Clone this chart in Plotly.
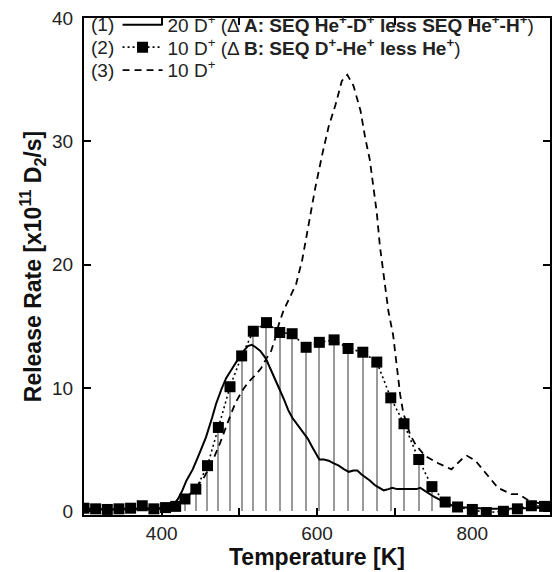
import plotly.graph_objects as go

# ---- data ----
# (1) 20 D+ (dA: SEQ He+-D+ less SEQ He+-H+)  -- solid line
t1 = [300, 320, 340, 360, 380, 400, 410, 416, 421, 426, 432, 440, 448, 457, 465, 470, 477, 483,
      490, 496, 503, 511, 516, 521, 527, 534, 540, 545, 551, 558, 563, 568, 575, 581, 588, 594,
      599, 603, 609, 615, 621, 628, 635, 641, 647, 652, 657, 662, 668, 675, 680, 686, 692, 697,
      703, 709, 716, 722, 728, 733, 738, 744, 750, 756, 762, 770, 780, 800, 820, 840, 860, 880, 900]
r1 = [0.2, 0.15, 0.15, 0.2, 0.25, 0.25, 0.35, 0.6, 1.0, 1.6, 2.5, 3.4, 4.6, 6.0, 7.6, 8.7, 9.9, 10.8,
      11.5, 12.1, 12.8, 13.4, 13.5, 13.3, 13.0, 12.4, 11.6, 10.9, 10.0, 9.0, 8.2, 7.6, 7.0, 6.5, 5.9, 5.2,
      4.6, 4.2, 4.2, 4.1, 3.9, 3.7, 3.4, 3.2, 3.3, 3.3, 3.0, 2.8, 2.5, 2.1, 1.9, 1.7, 1.8, 1.9,
      1.8, 1.8, 1.8, 1.75, 1.8, 1.9, 1.7, 1.4, 1.2, 1.0, 0.8, 0.55, 0.35, 0.25, 0.2, 0.2, 0.25, 0.3, 0.3]

# (2) 10 D+ (dB: SEQ D+-He+ less He+)  -- squares, dotted
t2 = [300, 315, 330, 345, 360, 375, 390, 405, 418, 430, 444, 459, 473, 488, 503, 518, 535, 552,
      568, 586, 603, 622, 640, 659, 677, 695, 712, 731, 748, 765, 781, 800, 818, 840, 858, 876, 893]
r2 = [0.25, 0.2, 0.15, 0.2, 0.25, 0.45, 0.2, 0.3, 0.4, 1.0, 1.8, 3.7, 6.8, 10.1, 12.6, 14.6, 15.3, 14.5,
      14.4, 13.3, 13.7, 13.9, 13.2, 12.9, 12.1, 9.2, 7.1, 4.2, 2.0, 0.75, 0.35, 0.15, -0.1, 0.0, 0.2, 0.45, 0.4]

# (3) 10 D+  -- dashed line
t3 = [300, 320, 340, 360, 380, 400, 415, 425, 435, 445, 455, 465, 475, 485, 495, 505, 512, 520, 528,
      535, 541, 546, 551, 557, 564, 573, 581, 590, 598, 607, 615, 624, 632, 639, 647, 656, 662, 668,
      673, 677, 681, 686, 692, 698, 703, 707, 711, 716, 720, 727, 739, 756, 773, 786, 793, 804, 812,
      821, 833, 850, 859, 872, 889, 900]
r3 = [0.15, 0.15, 0.1, 0.15, 0.15, 0.2, 0.3, 0.7, 1.3, 2.0, 2.8, 4.0, 5.5, 7.2, 8.8, 9.9, 10.5, 11.0, 11.6,
      12.4, 13.0, 14.0, 15.2, 16.3, 17.2, 18.4, 20.4, 23.6, 26.3, 29.0, 31.2, 33.0, 34.9, 35.4, 34.5, 32.5, 30.3, 28.5,
      26.3, 24.2, 21.5, 18.9, 16.2, 14.3, 11.5, 9.5, 8.0, 7.0, 6.2, 5.4, 4.5, 3.9, 3.4, 4.2, 4.5, 4.1, 3.5,
      2.8, 1.9, 1.4, 1.4, 0.9, 0.6, 0.5]

x_ticks = [400, 500, 600, 700, 800]
x_tick_text = ["400", "", "600", "", "800"]
y_ticks = [0, 10, 20, 30, 40]

name1 = "20 D<sup>+</sup> (Δ <b>A: SEQ He<sup>+</sup>-D<sup>+</sup> less SEQ He<sup>+</sup>-H<sup>+</sup></b>)"
name2 = "10 D<sup>+</sup> (Δ <b>B: SEQ D<sup>+</sup>-He<sup>+</sup> less He<sup>+</sup></b>)"
name3 = "10 D<sup>+</sup>"
row_labels = ["(1)", "(2)", "(3)"]

FONT = "Liberation Sans, Arial, sans-serif"

# drop lines under the squares in the main peak
drop_t = [t for t in t2 if 415 <= t <= 750]
drop_r = [r for t, r in zip(t2, r2) if 415 <= t <= 750]

fig = go.Figure()
fig.add_trace(go.Bar(x=drop_t, y=drop_r, width=1.6, marker=dict(color="#9a9a9a", line=dict(width=0)),
                     showlegend=False, hoverinfo="skip"))
fig.add_trace(go.Scatter(x=t1, y=r1, mode="lines", name=name1, legend="legend",
                         line=dict(color="black", width=2)))
fig.add_trace(go.Scatter(x=t2, y=r2, mode="lines+markers", name=name2, legend="legend2",
                         line=dict(color="black", width=1.6, dash="2px,3px"),
                         marker=dict(symbol="square", size=11, color="black")))
fig.add_trace(go.Scatter(x=t3, y=r3, mode="lines", name=name3, legend="legend3",
                         line=dict(color="black", width=1.8, dash="7px,5px")))

row_y = [0.986, 0.941, 0.895]
for lab, yy in zip(row_labels, row_y):
    fig.add_annotation(text=lab, xref="paper", yref="paper", x=0.011, y=yy,
                       xanchor="left", yanchor="middle", showarrow=False,
                       font=dict(family=FONT, size=19, color="#222"))

leg_common = dict(x=0.072, xanchor="left", yanchor="middle", bgcolor="rgba(0,0,0,0)",
                  font=dict(family=FONT, size=19, color="#222"), itemwidth=40,
                  borderwidth=0)

fig.update_layout(
    width=558, height=572,
    margin=dict(l=84, r=6, t=16, b=55),
    paper_bgcolor="white", plot_bgcolor="white",
    font=dict(family=FONT, size=19, color="#222"),
    bargap=0,
    legend=dict(y=row_y[0], **leg_common),
    legend2=dict(y=row_y[1], **leg_common),
    legend3=dict(y=row_y[2], **leg_common),
    xaxis=dict(range=[300, 900], tickvals=x_ticks, ticktext=x_tick_text, ticks="inside",
               ticklen=7, tickwidth=1.5, tickcolor="black", showline=True, linewidth=2,
               linecolor="black", mirror="ticks", showgrid=False, zeroline=False,
               title=dict(text="<b>Temperature [K]</b>", font=dict(family=FONT, size=23, color="#111"),
                          standoff=6),
               tickfont=dict(family=FONT, size=19, color="#222")),
    yaxis=dict(range=[-0.3, 40], tickvals=y_ticks, ticks="inside", ticklen=7, tickwidth=1.5,
               tickcolor="black", showline=True, linewidth=2, linecolor="black", mirror="ticks",
               showgrid=False, zeroline=False, ticklabelstandoff=5,
               title=dict(text="<b>Release Rate [x10<sup>11</sup> D<sub>2</sub>/s]</b>",
                          font=dict(family=FONT, size=23, color="#111"), standoff=4),
               tickfont=dict(family=FONT, size=19, color="#222")),
)

fig.write_html("out.html")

____

*EXERCISE OBJECTIVE*.
Leave out the pictures and repeat exactly the lines from the start of the material through the line that contains "0.2, 0.45, 0.4]", both included.

*EXERCISE RESPONSE*.
Clone this chart in Plotly.
import plotly.graph_objects as go

# ---- data ----
# (1) 20 D+ (dA: SEQ He+-D+ less SEQ He+-H+)  -- solid line
t1 = [300, 320, 340, 360, 380, 400, 410, 416, 421, 426, 432, 440, 448, 457, 465, 470, 477, 483,
      490, 496, 503, 511, 516, 521, 527, 534, 540, 545, 551, 558, 563, 568, 575, 581, 588, 594,
      599, 603, 609, 615, 621, 628, 635, 641, 647, 652, 657, 662, 668, 675, 680, 686, 692, 697,
      703, 709, 716, 722, 728, 733, 738, 744, 750, 756, 762, 770, 780, 800, 820, 840, 860, 880, 900]
r1 = [0.2, 0.15, 0.15, 0.2, 0.25, 0.25, 0.35, 0.6, 1.0, 1.6, 2.5, 3.4, 4.6, 6.0, 7.6, 8.7, 9.9, 10.8,
      11.5, 12.1, 12.8, 13.4, 13.5, 13.3, 13.0, 12.4, 11.6, 10.9, 10.0, 9.0, 8.2, 7.6, 7.0, 6.5, 5.9, 5.2,
      4.6, 4.2, 4.2, 4.1, 3.9, 3.7, 3.4, 3.2, 3.3, 3.3, 3.0, 2.8, 2.5, 2.1, 1.9, 1.7, 1.8, 1.9,
      1.8, 1.8, 1.8, 1.75, 1.8, 1.9, 1.7, 1.4, 1.2, 1.0, 0.8, 0.55, 0.35, 0.25, 0.2, 0.2, 0.25, 0.3, 0.3]

# (2) 10 D+ (dB: SEQ D+-He+ less He+)  -- squares, dotted
t2 = [300, 315, 330, 345, 360, 375, 390, 405, 418, 430, 444, 459, 473, 488, 503, 518, 535, 552,
      568, 586, 603, 622, 640, 659, 677, 695, 712, 731, 748, 765, 781, 800, 818, 840, 858, 876, 893]
r2 = [0.25, 0.2, 0.15, 0.2, 0.25, 0.45, 0.2, 0.3, 0.4, 1.0, 1.8, 3.7, 6.8, 10.1, 12.6, 14.6, 15.3, 14.5,
      14.4, 13.3, 13.7, 13.9, 13.2, 12.9, 12.1, 9.2, 7.1, 4.2, 2.0, 0.75, 0.35, 0.15, -0.1, 0.0, 0.2, 0.45, 0.4]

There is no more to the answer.